# Exercise brief
Omit images. Retype all entries verbatim.

# Entries shown
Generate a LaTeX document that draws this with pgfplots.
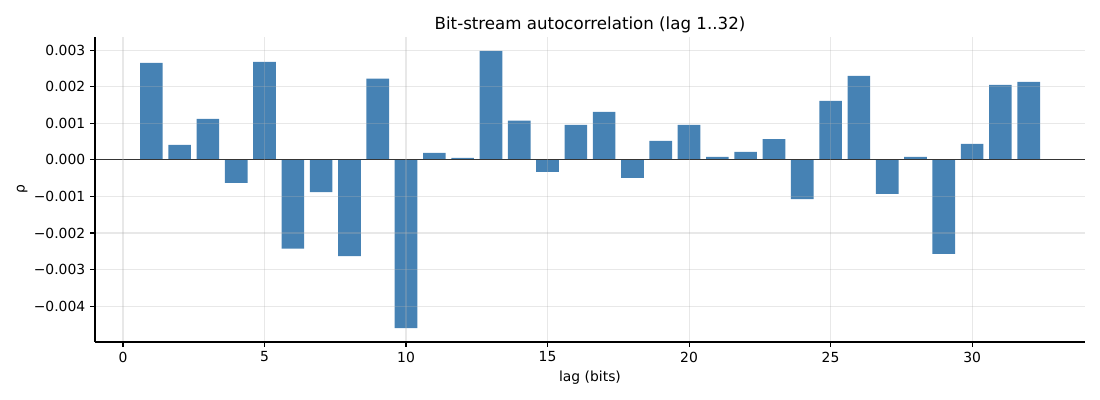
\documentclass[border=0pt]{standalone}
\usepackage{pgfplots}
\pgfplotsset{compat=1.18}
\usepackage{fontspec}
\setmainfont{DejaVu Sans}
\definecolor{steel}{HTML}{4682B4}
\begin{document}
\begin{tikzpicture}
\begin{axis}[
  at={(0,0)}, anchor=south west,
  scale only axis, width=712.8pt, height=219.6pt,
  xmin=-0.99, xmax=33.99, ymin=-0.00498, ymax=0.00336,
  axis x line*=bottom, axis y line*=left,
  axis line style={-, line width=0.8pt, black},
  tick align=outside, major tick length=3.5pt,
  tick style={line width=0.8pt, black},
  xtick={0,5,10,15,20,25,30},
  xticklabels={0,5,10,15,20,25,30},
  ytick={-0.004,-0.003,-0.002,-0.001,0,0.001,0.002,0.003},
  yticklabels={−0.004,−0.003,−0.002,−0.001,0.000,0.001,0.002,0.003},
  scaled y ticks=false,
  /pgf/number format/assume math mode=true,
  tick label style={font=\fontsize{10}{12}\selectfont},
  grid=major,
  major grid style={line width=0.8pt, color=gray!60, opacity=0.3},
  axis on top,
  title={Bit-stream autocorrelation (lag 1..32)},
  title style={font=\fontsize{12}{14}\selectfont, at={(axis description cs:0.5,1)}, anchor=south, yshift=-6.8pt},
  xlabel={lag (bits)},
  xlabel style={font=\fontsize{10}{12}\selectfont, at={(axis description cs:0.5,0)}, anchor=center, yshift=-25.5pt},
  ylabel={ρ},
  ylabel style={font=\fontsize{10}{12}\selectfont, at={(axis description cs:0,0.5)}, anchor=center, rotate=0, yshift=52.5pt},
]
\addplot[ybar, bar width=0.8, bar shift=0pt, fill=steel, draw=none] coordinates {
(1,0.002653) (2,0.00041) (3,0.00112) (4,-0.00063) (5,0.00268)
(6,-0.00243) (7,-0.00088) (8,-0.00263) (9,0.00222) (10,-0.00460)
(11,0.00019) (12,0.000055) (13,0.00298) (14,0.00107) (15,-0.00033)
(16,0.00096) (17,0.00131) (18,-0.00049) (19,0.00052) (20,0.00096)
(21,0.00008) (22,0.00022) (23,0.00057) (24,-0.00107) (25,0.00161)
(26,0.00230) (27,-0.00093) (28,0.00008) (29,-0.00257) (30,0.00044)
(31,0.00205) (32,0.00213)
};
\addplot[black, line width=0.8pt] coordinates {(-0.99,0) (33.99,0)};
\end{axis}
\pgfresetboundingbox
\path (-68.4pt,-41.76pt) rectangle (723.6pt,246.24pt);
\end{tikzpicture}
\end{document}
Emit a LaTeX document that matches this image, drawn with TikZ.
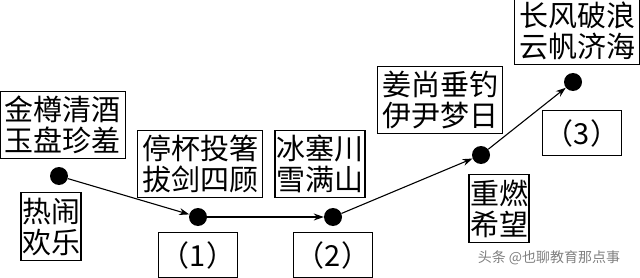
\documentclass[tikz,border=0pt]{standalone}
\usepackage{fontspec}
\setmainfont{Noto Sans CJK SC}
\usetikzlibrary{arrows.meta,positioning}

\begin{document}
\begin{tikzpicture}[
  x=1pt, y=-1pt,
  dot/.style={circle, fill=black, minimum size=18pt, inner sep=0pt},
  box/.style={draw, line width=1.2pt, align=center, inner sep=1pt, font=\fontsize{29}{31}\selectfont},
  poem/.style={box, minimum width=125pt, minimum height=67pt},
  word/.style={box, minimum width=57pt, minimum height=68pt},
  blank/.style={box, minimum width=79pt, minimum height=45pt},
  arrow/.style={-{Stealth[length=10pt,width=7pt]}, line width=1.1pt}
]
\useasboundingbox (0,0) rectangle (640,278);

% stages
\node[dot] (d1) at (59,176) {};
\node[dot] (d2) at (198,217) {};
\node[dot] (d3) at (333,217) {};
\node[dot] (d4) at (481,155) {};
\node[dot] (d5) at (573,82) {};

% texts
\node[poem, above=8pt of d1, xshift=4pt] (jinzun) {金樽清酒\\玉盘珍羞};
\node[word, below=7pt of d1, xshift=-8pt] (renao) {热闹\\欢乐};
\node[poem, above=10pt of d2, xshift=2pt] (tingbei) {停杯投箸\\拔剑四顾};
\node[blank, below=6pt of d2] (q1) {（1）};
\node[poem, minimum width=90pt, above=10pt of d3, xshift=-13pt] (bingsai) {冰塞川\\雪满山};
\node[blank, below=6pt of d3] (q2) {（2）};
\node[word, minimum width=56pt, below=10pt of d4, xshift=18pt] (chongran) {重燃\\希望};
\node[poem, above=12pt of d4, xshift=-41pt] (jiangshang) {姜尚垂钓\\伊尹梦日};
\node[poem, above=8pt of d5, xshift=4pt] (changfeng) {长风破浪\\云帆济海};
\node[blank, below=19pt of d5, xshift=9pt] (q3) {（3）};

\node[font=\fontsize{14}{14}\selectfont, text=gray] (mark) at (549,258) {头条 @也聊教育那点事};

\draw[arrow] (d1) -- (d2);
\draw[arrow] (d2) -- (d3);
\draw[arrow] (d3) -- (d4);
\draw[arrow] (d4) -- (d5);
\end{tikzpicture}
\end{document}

# Answer for the task
Generate a LaTeX document that draws this with pgfplots.
\documentclass[border=0pt]{standalone}
\usepackage{pgfplots}
\pgfplotsset{compat=1.18}
\usepackage{fontspec}
\setmainfont{DejaVu Sans}
\definecolor{steel}{HTML}{4682B4}
\begin{document}
\begin{tikzpicture}
\begin{axis}[
  at={(0,0)}, anchor=south west,
  scale only axis, width=712.8pt, height=219.6pt,
  xmin=-0.99, xmax=33.99, ymin=-0.00498, ymax=0.00336,
  axis x line*=bottom, axis y line*=left,
  axis line style={-, line width=0.8pt, black},
  tick align=outside, major tick length=3.5pt,
  tick style={line width=0.8pt, black},
  xtick={0,5,10,15,20,25,30},
  xticklabels={0,5,10,15,20,25,30},
  ytick={-0.004,-0.003,-0.002,-0.001,0,0.001,0.002,0.003},
  yticklabels={−0.004,−0.003,−0.002,−0.001,0.000,0.001,0.002,0.003},
  scaled y ticks=false,
  /pgf/number format/assume math mode=true,
  tick label style={font=\fontsize{10}{12}\selectfont},
  grid=major,
  major grid style={line width=0.8pt, color=gray!60, opacity=0.3},
  axis on top,
  title={Bit-stream autocorrelation (lag 1..32)},
  title style={font=\fontsize{12}{14}\selectfont, at={(axis description cs:0.5,1)}, anchor=south, yshift=-6.8pt},
  xlabel={lag (bits)},
  xlabel style={font=\fontsize{10}{12}\selectfont, at={(axis description cs:0.5,0)}, anchor=center, yshift=-25.5pt},
  ylabel={ρ},
  ylabel style={font=\fontsize{10}{12}\selectfont, at={(axis description cs:0,0.5)}, anchor=center, rotate=0, yshift=52.5pt},
]
\addplot[ybar, bar width=0.8, bar shift=0pt, fill=steel, draw=none] coordinates {
(1,0.002653) (2,0.00041) (3,0.00112) (4,-0.00063) (5,0.00268)
(6,-0.00243) (7,-0.00088) (8,-0.00263) (9,0.00222) (10,-0.00460)
(11,0.00019) (12,0.000055) (13,0.00298) (14,0.00107) (15,-0.00033)
(16,0.00096) (17,0.00131) (18,-0.00049) (19,0.00052) (20,0.00096)
(21,0.00008) (22,0.00022) (23,0.00057) (24,-0.00107) (25,0.00161)
(26,0.00230) (27,-0.00093) (28,0.00008) (29,-0.00257) (30,0.00044)
(31,0.00205) (32,0.00213)
};
\addplot[black, line width=0.8pt] coordinates {(-0.99,0) (33.99,0)};
\end{axis}
\pgfresetboundingbox
\path (-68.4pt,-41.76pt) rectangle (723.6pt,246.24pt);
\end{tikzpicture}
\end{document}
Emit a LaTeX document that matches this image, drawn with TikZ.
\documentclass[tikz,border=0pt]{standalone}
\usepackage{fontspec}
\setmainfont{Noto Sans CJK SC}
\usetikzlibrary{arrows.meta,positioning}

\begin{document}
\begin{tikzpicture}[
  x=1pt, y=-1pt,
  dot/.style={circle, fill=black, minimum size=18pt, inner sep=0pt},
  box/.style={draw, line width=1.2pt, align=center, inner sep=1pt, font=\fontsize{29}{31}\selectfont},
  poem/.style={box, minimum width=125pt, minimum height=67pt},
  word/.style={box, minimum width=57pt, minimum height=68pt},
  blank/.style={box, minimum width=79pt, minimum height=45pt},
  arrow/.style={-{Stealth[length=10pt,width=7pt]}, line width=1.1pt}
]
\useasboundingbox (0,0) rectangle (640,278);

% stages
\node[dot] (d1) at (59,176) {};
\node[dot] (d2) at (198,217) {};
\node[dot] (d3) at (333,217) {};
\node[dot] (d4) at (481,155) {};
\node[dot] (d5) at (573,82) {};

% texts
\node[poem, above=8pt of d1, xshift=4pt] (jinzun) {金樽清酒\\玉盘珍羞};
\node[word, below=7pt of d1, xshift=-8pt] (renao) {热闹\\欢乐};
\node[poem, above=10pt of d2, xshift=2pt] (tingbei) {停杯投箸\\拔剑四顾};
\node[blank, below=6pt of d2] (q1) {（1）};
\node[poem, minimum width=90pt, above=10pt of d3, xshift=-13pt] (bingsai) {冰塞川\\雪满山};
\node[blank, below=6pt of d3] (q2) {（2）};
\node[word, minimum width=56pt, below=10pt of d4, xshift=18pt] (chongran) {重燃\\希望};
\node[poem, above=12pt of d4, xshift=-41pt] (jiangshang) {姜尚垂钓\\伊尹梦日};
\node[poem, above=8pt of d5, xshift=4pt] (changfeng) {长风破浪\\云帆济海};
\node[blank, below=19pt of d5, xshift=9pt] (q3) {（3）};

\node[font=\fontsize{14}{14}\selectfont, text=gray] (mark) at (549,258) {头条 @也聊教育那点事};

\draw[arrow] (d1) -- (d2);
\draw[arrow] (d2) -- (d3);
\draw[arrow] (d3) -- (d4);
\draw[arrow] (d4) -- (d5);
\end{tikzpicture}
\end{document}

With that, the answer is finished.